Two petitions on the issue of searching through phones seized during arrests have been filed at the Supreme Court. The cases are subtly but significantly different. Riley v. California involves the search of a smartphone, while the facts of Wurie v. United States focus on the increasingly outdated traditional “feature phone,” which stores a much narrower range of data. Last week, CDT, along with EFF, filed an amicus brief urging the Court to hear the Riley case and to make it clear that the search-incident-to-arrest doctrine does not allow warrantless searches of cell phones seized during an arrest. Andrew Pincus, a leading Supreme Court advocate, wrote the brief.
We believe the court should take up Riley because it effectively exemplifies the current state of technology and its likely future.
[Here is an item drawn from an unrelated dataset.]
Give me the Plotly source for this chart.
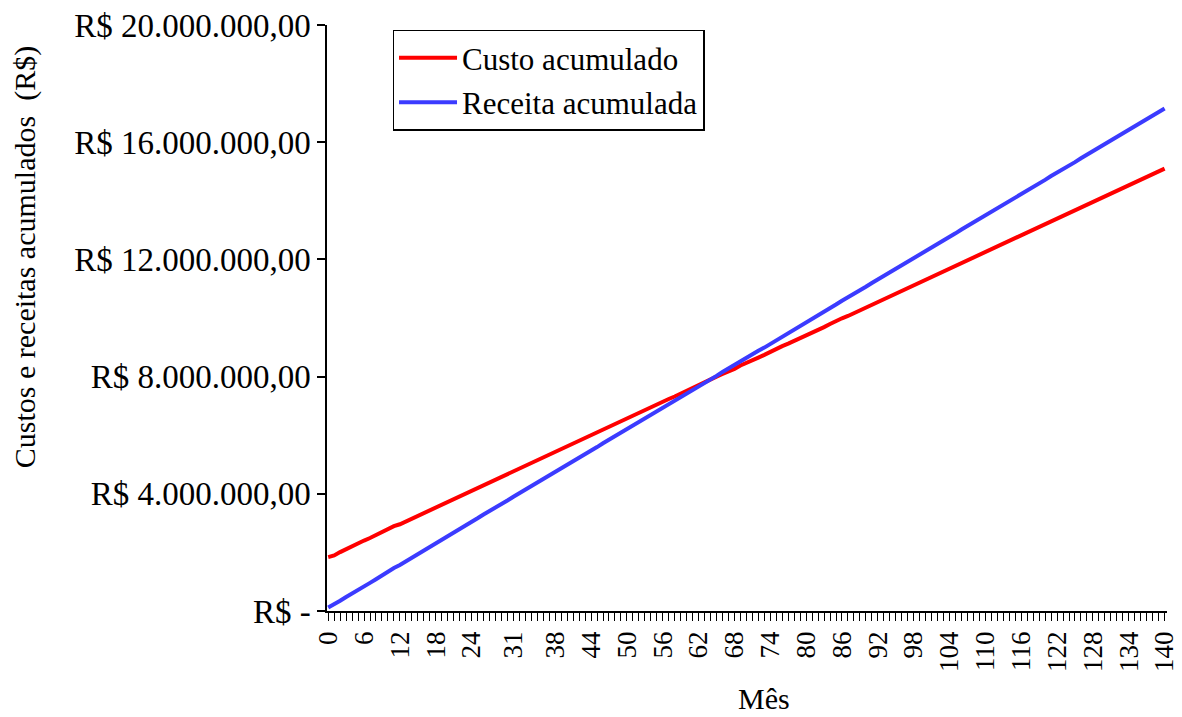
import plotly.graph_objects as go

# Mês (0 a 140)
meses = list(range(141))

# Custo acumulado por mês, em milhares de R$
custo_mil = [
    1840, 1895, 2010, 2115, 2225, 2330, 2405, 2490, 2590, 2700,
    2800, 2895, 2960, 3055, 3160, 3270, 3370, 3455, 3530, 3625,
    3735, 3840, 3935, 4015, 4100, 4195, 4305, 4410, 4500, 4580,
    4670, 4770, 4880, 4980, 5065, 5150, 5240, 5340, 5450, 5545,
    5630, 5715, 5810, 5915, 6020, 6110, 6195, 6280, 6380, 6490,
    6590, 6675, 6760, 6850, 6955, 7060, 7150, 7235, 7320, 7420,
    7530, 7625, 7705, 7795, 7895, 8000, 8090, 8170, 8265, 8380,
    8480, 8565, 8650, 8740, 8850, 8955, 9040, 9125, 9215, 9320,
    9430, 9520, 9600, 9690, 9795, 9900, 9990, 10070, 10165, 10270,
    10375, 10465, 10545, 10635, 10740, 10850, 10940, 11025, 11110, 11205,
    11315, 11420, 11505, 11590, 11680, 11780, 11890, 11985, 12065, 12150,
    12250, 12360, 12455, 12540, 12625, 12725, 12835, 12930, 13010, 13095,
    13200, 13310, 13400, 13480, 13570, 13680, 13785, 13870, 13955, 14045,
    14150, 14255, 14345, 14430, 14520, 14625, 14730, 14815, 14900, 14995,
    15100,
]

# Receita acumulada por mês, em milhares de R$
receita_mil = [
    120, 225, 350, 480, 610, 740, 850, 960, 1085, 1220,
    1350, 1465, 1570, 1690, 1820, 1955, 2075, 2180, 2300, 2425,
    2560, 2685, 2800, 2905, 3025, 3165, 3295, 3410, 3515, 3635,
    3770, 3900, 4020, 4125, 4245, 4380, 4510, 4625, 4735, 4850,
    4985, 5115, 5235, 5340, 5460, 5595, 5725, 5845, 5950, 6070,
    6205, 6335, 6450, 6555, 6675, 6810, 6940, 7060, 7165, 7285,
    7420, 7550, 7665, 7770, 7890, 8025, 8160, 8285, 8390, 8505,
    8635, 8765, 8880, 8990, 9110, 9245, 9375, 9490, 9595, 9715,
    9850, 9980, 10100, 10205, 10325, 10460, 10590, 10705, 10810, 10930,
    11065, 11195, 11315, 11420, 11540, 11675, 11805, 11925, 12030, 12150,
    12285, 12415, 12530, 12635, 12755, 12890, 13020, 13140, 13245, 13365,
    13500, 13630, 13745, 13850, 13970, 14105, 14235, 14355, 14460, 14580,
    14715, 14845, 14960, 15065, 15185, 15320, 15450, 15570, 15675, 15795,
    15930, 16060, 16180, 16285, 16405, 16540, 16670, 16790, 16895, 17015,
    17150,
]

# Rótulos do eixo X
rotulos_mes = [0, 6, 12, 18, 24, 31, 38, 44, 50, 56, 62, 68, 74, 80, 86,
               92, 98, 104, 110, 116, 122, 128, 134, 140]

# Marcas e rótulos do eixo Y
marcas_y = [0, 4_000_000, 8_000_000, 12_000_000, 16_000_000, 20_000_000]
rotulos_y = ["R$ -", "R$ 4.000.000,00", "R$ 8.000.000,00",
             "R$ 12.000.000,00", "R$ 16.000.000,00", "R$ 20.000.000,00"]

FONTE = "Liberation Serif, Times New Roman, serif"
TAM = 30
TAM_Y = 33
TAM_LEG = 31
TAM_X = 27

fig = go.Figure()
fig.add_trace(go.Scatter(
    x=meses, y=[v * 1000 for v in custo_mil], mode="lines",
    name="Custo acumulado", legendgroup="custo",
    line=dict(color="#FF0000", width=4),
))
fig.add_trace(go.Scatter(
    x=meses, y=[v * 1000 for v in receita_mil], mode="lines",
    name="Receita acumulada", legendgroup="receita",
    line=dict(color="#3B3BFF", width=4),
))

fig.update_layout(
    width=1182, height=717,
    margin=dict(l=327, r=15, t=25, b=106),
    paper_bgcolor="white", plot_bgcolor="white",
    font=dict(family=FONTE, size=TAM, color="black"),
    showlegend=True,
    legend=dict(
        x=0.078, y=0.992, xanchor="left", yanchor="top",
        bordercolor="black", borderwidth=1.5, bgcolor="white",
        font=dict(family=FONTE, size=TAM_LEG, color="black"),
        traceorder="grouped", tracegroupgap=1, itemwidth=58,
    ),
    xaxis=dict(
        range=[-0.2, 140.4], automargin=False,
        showgrid=False, zeroline=False,
        showline=True, linecolor="black", linewidth=1.5,
        ticks="outside", ticklen=8, tickwidth=1.2, tickcolor="black",
        tickmode="array", tickvals=rotulos_mes,
        ticktext=[str(m) for m in rotulos_mes],
        tickangle=-90,
        tickfont=dict(family=FONTE, size=TAM_X, color="black"),
        minor=dict(dtick=1, tick0=0, ticks="outside", ticklen=8,
                   tickwidth=1.2, tickcolor="black", showgrid=False),
    ),
    yaxis=dict(
        range=[0, 20_000_000], automargin=False,
        showgrid=False, zeroline=False,
        showline=True, linecolor="black", linewidth=1.5,
        ticks="outside", ticklen=8, tickwidth=1.5, tickcolor="black",
        tickmode="array", tickvals=marcas_y, ticktext=rotulos_y,
        tickfont=dict(family=FONTE, size=TAM_Y, color="black"),
    ),
    annotations=[
        dict(text="Custos e receitas acumulados  (R$)", textangle=-90,
             xref="paper", yref="paper", x=-0.36, y=0.603,
             xanchor="center", yanchor="middle", showarrow=False,
             font=dict(family=FONTE, size=TAM, color="black")),
        dict(text="Mês", xref="paper", yref="paper",
             x=0.52, y=-0.15, xanchor="center", yanchor="middle",
             showarrow=False,
             font=dict(family=FONTE, size=TAM, color="black")),
    ],
)

fig.write_html("out.html")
Smartphones, like the one at issue in Riley, contain huge amounts of data and a variety of private information such as emails, documents, photos, financial records, web activity, and personal notes. As we noted in our amicus brief, a modern smartphone contains more data than a desktop computer from less than a decade ago. In contrast, the traditional feature phones, like the one in the Wurie case, have a small storage capacity and can only contain limited categories of information, such as a call log and text messages.
The kind of phone at issue in Wurie is already outdated and increasingly rare in the U.S. Already, the majority of mobile phones used in the U.S. are smartphones, and the percentage will only continue to grow. If the Court were to set a rule based on the older type of phone used in Wurie, it would be immediately outdated, depriving citizens and law enforcement officers alike of clarity regarding proper procedure. Riley sets forth the question of mobile phone searches during arrests both as it exists now and as it will exist in the future.
If the Court does take either or both cases, CDT will likely file a brief on the merits, in which we will be able to explore in greater depth why smartphones fall far outside the boundaries of the search-incident-to-arrest doctrine.